Want to understand what’s happening in the economy? Look to inflation-adjusted data. Wage levels and company revenues are reported in nominal terms, while the GDP estimates are adjusted for inflation. That’s why they appear to be headed in different directions when, in fact, it’s all going south.
It’s also the reason inflation is something to be avoided, and something to be addressed quickly when it does appear. When you dump trillions of new dollars into the economy for a year or two, people and businesses feel wealthier and flush with cash. They spend more, increase commitments, and hire more workers.
So the initial phase of an inflationary cycle is characterized by increased demand by consumers, more investment by businesses, and increased employment.
But workers aren’t better off. In the last year, nominal wages rose 5 percent, so a typical worker’s annual income might have risen from $50,000 to $52,500. But inflation rose 8 percent, so those increased wages are actually worth less, just $48,500. The worker thinks she’s better off, but she’s actually losing ground. Here’s the BLS on the most recent data:
From June 2021 to June 2022, real average hourly earnings decreased 3.1 percent, seasonally adjusted. The change in real average hourly earnings combined with a 0.9-percent decrease in the average workweek resulted in a 3.9-percent decrease in real average weekly earnings over this period.
The effect on businesses is the same. All businesses, even the most sophisticated, measure their performance in nominal dollars. So early in an inflationary cycle, they make decisions under the illusion that their revenues are rising, and make investment and hiring decisions that the underlying realities don’t justify. Later in the cycle, they have to juggle the consumer’s changing purchasing decisions based on the same money illusion. The result is a massive amount of misallocated capital and labor.

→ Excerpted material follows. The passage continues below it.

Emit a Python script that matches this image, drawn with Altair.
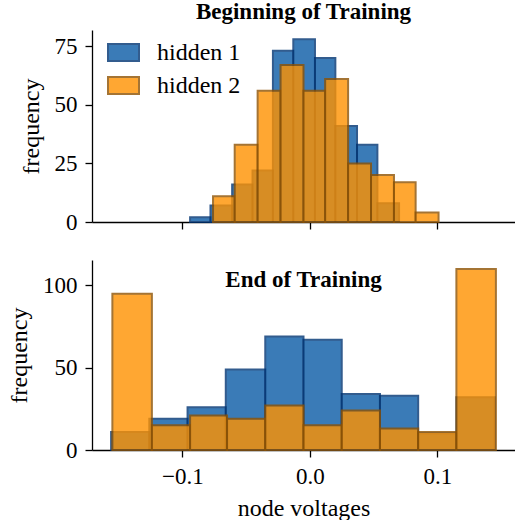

That’s what’s happening to our nation’s retailers right now, who were slow to recognize an initial increase in demand for durable consumer goods and now are trying to catch up as consumers leave durable goods behind and focus on recession-proof goods instead. All that, as they try to manage rapidly changing prices at both the wholesale and retail level. Here’s the recent Walmart outlook that resulted in a massive sell-off of its stock:
Comp sales for Walmart U.S., excluding fuel, are expected to be about 6% for the second quarter. This is higher than previously expected with a heavier mix of food and consumables, which is negatively affecting gross margin rate. Food inflation is double digits and higher than at the end of Q1.

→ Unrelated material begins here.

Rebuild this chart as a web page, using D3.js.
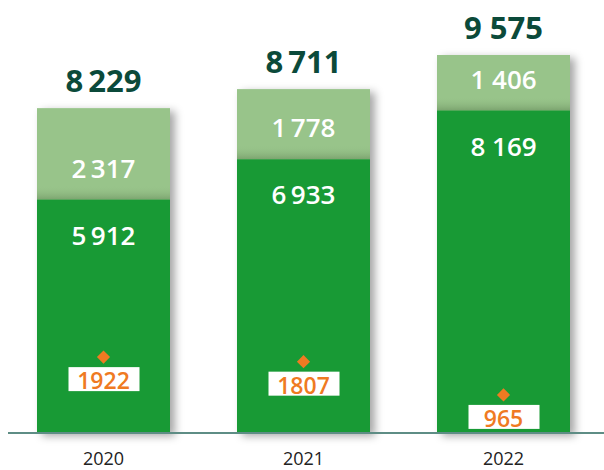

This is affecting customers’ ability to spend on general merchandise categories and requiring more markdowns to move through the inventory, particularly apparel.

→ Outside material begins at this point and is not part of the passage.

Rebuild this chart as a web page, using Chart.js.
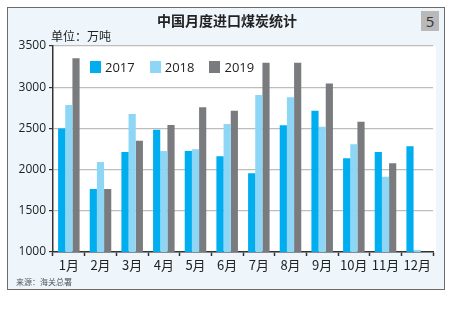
<!DOCTYPE html>
<html>
<head>
<meta charset="utf-8">
<script src="https://cdn.jsdelivr.net/npm/chart.js@4"></script>
<style>
  body { margin: 0; background: #fff; font-family: "Noto Sans CJK SC", "Noto Sans", sans-serif; }
  #wrap { position: relative; width: 454px; height: 322px; }
  #frame { position: absolute; left: 7px; top: 7px; width: 438px; height: 283px; border: 1px solid #6b6b6b; background: #eef6fc; box-sizing: border-box; }
  #chart { position: absolute; left: 0; top: 0; }
  .txt { position: absolute; white-space: nowrap; color: #222; }
  #title { left: 0; width: 454px; top: 10px; text-align: center; font-size: 14px; font-weight: bold; }
  #badge { left: 421px; top: 11px; width: 18px; height: 20px; background: #b9b9b9; text-align: center; line-height: 20px; font-family: "Open Sans", sans-serif; font-size: 15px; color: #333; }
  #unit { left: 51px; top: 27px; font-size: 12px; }
  #source { left: 16px; top: 276px; font-size: 8px; color: #555; }
  #legend { position: absolute; left: 90px; top: 58px; display: flex; font-family: "Open Sans", sans-serif; font-size: 13px; color: #222; }
  #legend span.item { display: flex; align-items: center; margin-right: 15px; }
  #legend span.box { display: inline-block; width: 11px; height: 12px; margin-right: 4px; }
</style>
</head>
<body>
<div id="wrap">
  <div id="frame"></div>
  <canvas id="chart" width="454" height="322"></canvas>
  <div class="txt" id="title">中国月度进口煤炭统计</div>
  <div class="txt" id="badge">5</div>
  <div class="txt" id="unit">单位：万吨</div>
  <div class="txt" id="source">来源：海关总署</div>
  <div id="legend"></div>
</div>
<script>
const months = ["1月", "2月", "3月", "4月", "5月", "6月", "7月", "8月", "9月", "10月", "11月", "12月"];
const seriesNames = ["2017", "2018", "2019"];
const values2017 = [2500, 1765, 2215, 2485, 2226, 2161, 1955, 2538, 2715, 2137, 2214, 2283];
const values2018 = [2784, 2093, 2675, 2226, 2247, 2554, 2906, 2878, 2521, 2307, 1914, 1025];
const values2019 = [3351, 1765, 2351, 2542, 2757, 2715, 3298, 3298, 3044, 2582, 2076, null];
const yTicks = [1000, 1500, 2000, 2500, 3000, 3500];
const colors = ["#00aeef", "#8dd6f6", "#7a7b7e"];

// legend in html
let legend = document.getElementById("legend");
seriesNames.forEach((name, i) =>
{
    legend.innerHTML += '<span class="item"><span class="box" style="background:' + colors[i] + '"></span>' + name + '</span>';
});

const plotBg = {
    id: "plotBg",
    beforeDraw(chart)
    {
        let a = chart.chartArea;
        let ctx = chart.ctx;
        ctx.save();
        ctx.fillStyle = "#ffffff";
        ctx.fillRect(a.left, a.top, a.right - a.left + 3, a.bottom - a.top);
        ctx.restore();
    }
};

new Chart(document.getElementById("chart").getContext("2d"),
{
    type: "bar",
    data: {
        labels: months,
        datasets: [values2017, values2018, values2019].map((d, i) => {
            return {
                label: seriesNames[i],
                data: d,
                backgroundColor: colors[i],
                borderWidth: 0,
                categoryPercentage: 0.68,
                barPercentage: 1.0
            };
        })
    },
    options: {
        responsive: false,
        animation: false,
        layout: { padding: { left: 0, right: 21, top: 46, bottom: 45 } },
        plugins: { legend: { display: false }, tooltip: { enabled: false } },
        scales: {
            x: {
                afterFit: (s) => { s.height = 25; },
                grid: { offset: true, drawOnChartArea: false, tickLength: 4, tickColor: "#333", tickWidth: 1.5 },
                border: { color: "#333", width: 1.5 },
                ticks: { color: "#222", font: { family: "Noto Sans CJK SC", size: 13 }, padding: 1, maxRotation: 0, minRotation: 0, autoSkip: false }
            },
            y: {
                min: 1000,
                max: 3500,
                afterFit: (s) => { s.width = 53; },
                afterBuildTicks: (s) => { s.ticks = yTicks.map((v) => { return { value: v }; }); },
                grid: { color: "#bdbdbd", lineWidth: 1.2, tickLength: 4, tickColor: "#333" },
                border: { color: "#333", width: 1.5 },
                ticks: { color: "#222", font: { family: "Open Sans", size: 12 }, padding: 3, callback: (v) => String(v) }
            }
        }
    },
    plugins: [plotBg]
});
</script>
</body>
</html>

During the quarter, the company made progress reducing inventory, managing prices to reflect certain supply chain costs and inflation, and reducing storage costs associated with a backlog of shipping containers. Customers are choosing Walmart to save money during this inflationary period, and this is reflected in the company’s continued market share gains in grocery.
Comp sales are up 6 percent, but inflation is up 8 percent. Like our worker, Walmart is worse off.
From the Main Street perspective, the debate over the definition of a recession is beside the point – as we’ve written in the past, the small business sector has been shedding jobs and paring back for months. Here’s the most recent ADP report showing how the economy has bisected between large and small firms:
Finally, the case that the legislative package unveiled earlier this week will reduce prices can only be justified if you focus on the deal’s broad parameters and ignore the details. In theory, reducing deficits would reduce price pressures, but only if the tax increases and spending reductions were focused on the demand side. The tax hikes in this package are shouldered by corporations, and one-third of those will be passed on to consumers in the form of price increases.
Moreover, the bulk of the deficit reduction doesn’t get going until 2027 and later. Until then, the bill is nearly budget neutral, suggesting it won’t have a significant impact on prices in the short term. This chart from Piper Sandler shows you the year-by-year effects. Just follow the dotted line.
So the economy is troubled by any measure once you account for rising prices, the small business sector is in recession already and has been for months, and the so-called Inflation Reduction Act is anything but. Still confused? Just adjust your perspective for inflation and you’ll uncover the truth.